In the story of Noah’s Ark, recently re-imagined by the director Darren Aronofsky as a Hollywood blockbuster, God subsumes the earth in water as divine retribution for the iniquity of Man. But first, He gives Noah a heads up, and so Noah and his family ride out the storm with a boatload of animals and run aground somewhere in the "mountains of Ararat," in what is today's eastern Turkey. God promises to never use the deluge again and allows man to start anew.
Aronofsky has said in the media that his is the least biblical of movies made from Bible stories. That does not mean that miracles do not occur in his version of events. Early in the film Noah (played by Russell Crowe) observes a raindrop land and a small flower immediately bloom. It is, for him, a sign that he and his sons must quickly leave the area.
For all the fanciful elements in the story of the flood, it was long thought, as many Biblical stories were, to be more or less true. Until the nineteenth century, scholars and scientists looked to the natural world for confirmation of the Bible’s historical accuracy. In the case of Noah’s story, many believed that ascertaining the year of the flood would help determine the age of the earth.
Throughout much of Christendom’s history, it was believed that the world was about 6000 years old; the Hebrew Bible places the flood at 1656 Anno Mundi, or years since creation. The British scientist William Thompson, later Lord Kelvin, introduced a longer timeline in 1862, estimating that the universe was at least 20 million years old (he hypothesized that the earth and sun had once been balls of molten matter), making the Biblical account of the flood’s date wildly implausible.
Belief in Noah's flood declined dramatically in the nineteenth century. The eighth edition of the Encyclopedia Britannica, published between 1853 and 1860, observed that it was difficult to believe that all “existing species of animals were provided for in the ark,” and that the flood did not extend beyond what was then the inhabited world.
The next edition, in 1875, made no effort to explain the story in light of contemporary science. The 1960 edition noted that “many ingenious and curious theories were advanced” before modern science and “higher criticism” of the Bible made them seem unlikely.
More recently, however, there has been renewed interest in finding a scientific explanation for Noah’s flood. In the late 1990s, the American scientists William Ryan and Walter Pitman published research suggesting that the flood described in the Bible might have been what is now known as the Black Sea Deluge.

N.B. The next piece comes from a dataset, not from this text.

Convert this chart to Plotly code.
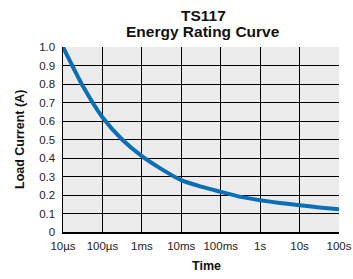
import plotly.graph_objects as go

time_s = [1e-5, 3.16e-5, 1e-4, 3.16e-4, 1e-3, 3.16e-3, 1e-2, 3.16e-2, 1e-1, 3.16e-1, 1, 3.16, 10, 31.6, 100]
current_a = [1.0, 0.79, 0.62, 0.50, 0.41, 0.34, 0.28, 0.245, 0.217, 0.19, 0.172, 0.157, 0.145, 0.133, 0.123]

x_tickvals = [1e-5, 1e-4, 1e-3, 1e-2, 1e-1, 1, 10, 100]
x_ticktext = ["10µs", "100µs", "1ms", "10ms", "100ms", "1s", "10s", "100s"]
y_tickvals = [0, 0.1, 0.2, 0.3, 0.4, 0.5, 0.6, 0.7, 0.8, 0.9, 1.0]
y_ticktext = ["0", "0.1", "0.2", "0.3", "0.4", "0.5", "0.6", "0.7", "0.8", "0.9", "1.0"]

W, H = 353, 279
L, R, T, B = 63, 14, 47, 47
PW, PH = W - L - R, H - T - B


def py(ypx):
    return (H - B - ypx) / PH


def px(xpx):
    return (xpx - L) / PW


fig = go.Figure()
fig.add_trace(go.Scatter(
    x=time_s, y=current_a, mode="lines",
    line=dict(color="#0a6fb4", width=4, shape="spline", smoothing=0.6),
    hoverinfo="skip", showlegend=False,
))

font = "Liberation Sans, Arial, sans-serif"
fig.update_layout(
    width=W, height=H,
    margin=dict(l=L, r=R, t=T, b=B, autoexpand=False),
    paper_bgcolor="white",
    plot_bgcolor="#ebebeb",
    font=dict(family=font, size=11.5, color="#222"),
    xaxis=dict(
        type="log", range=[-5, 2],
        tickvals=x_tickvals, ticktext=x_ticktext,
        showgrid=True, gridcolor="black", gridwidth=1,
        showline=True, linecolor="black", linewidth=1.5,
        zeroline=False, ticks="outside", ticklen=3, tickcolor="rgba(0,0,0,0)",
        tickfont=dict(size=11.5, color="#222"),
        automargin=False, fixedrange=True,
    ),
    yaxis=dict(
        range=[0, 1.0],
        tickvals=y_tickvals, ticktext=y_ticktext,
        showgrid=True, gridcolor="black", gridwidth=1,
        showline=True, linecolor="black", linewidth=1.5,
        zeroline=False, ticks="outside", ticklen=4, tickcolor="rgba(0,0,0,0)",
        tickfont=dict(size=11.5, color="#222"),
        automargin=False, fixedrange=True,
    ),
    annotations=[
        dict(text="<b>TS117</b>", xref="paper", yref="paper",
             x=px(203), y=py(15), xanchor="center", yanchor="middle",
             showarrow=False, font=dict(family=font, size=15.5, color="#111")),
        dict(text="<b>Energy Rating Curve</b>", xref="paper", yref="paper",
             x=px(203), y=py(31), xanchor="center", yanchor="middle",
             showarrow=False, font=dict(family=font, size=15.5, color="#111")),
        dict(text="<b>Time</b>", xref="paper", yref="paper",
             x=px(206), y=py(266), xanchor="center", yanchor="middle",
             showarrow=False, font=dict(family=font, size=12.5, color="#111")),
        dict(text="<b>Load Current (A)</b>", xref="paper", yref="paper",
             x=px(20), y=py(140), xanchor="center", yanchor="middle", textangle=-90,
             showarrow=False, font=dict(family=font, size=12.5, color="#111")),
    ],
)

fig.write_html(
    "out.html",
    config={"displayModeBar": False, "staticPlot": True},
    post_script="document.body.style.margin='0';document.body.style.overflow='hidden';",
)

The researchers claim that in 5600 BC, the Aegean sea flooded the Bosporus strait, pumping water into the Black Sea basin at two hundred times the rate of Niagara Falls.
Still, a more plausible explanation for the source of Noah’s story may lie far from Anatolia. Apocalyptic flood narratives appear in many world cultures, and the first appear well before the Bible was written, notably among the Sumerians in what is today's Iraq, in seventeenth century BC. Flood narratives appear not only in Mesopotamian culture, but also among the K’iche’ and Maya peoples of Central America and the Lac Courte Oreilles Ojibwa in North America.
Our best bet for learning the truth about Noah and the flood may not lie with archaeologists, then, but with a subtler group of excavators, the artists and anthropologists who rifle through humanity’s collective subconscious. In that sense, Darren Aronofsky may have better luck than Lord Kelvin.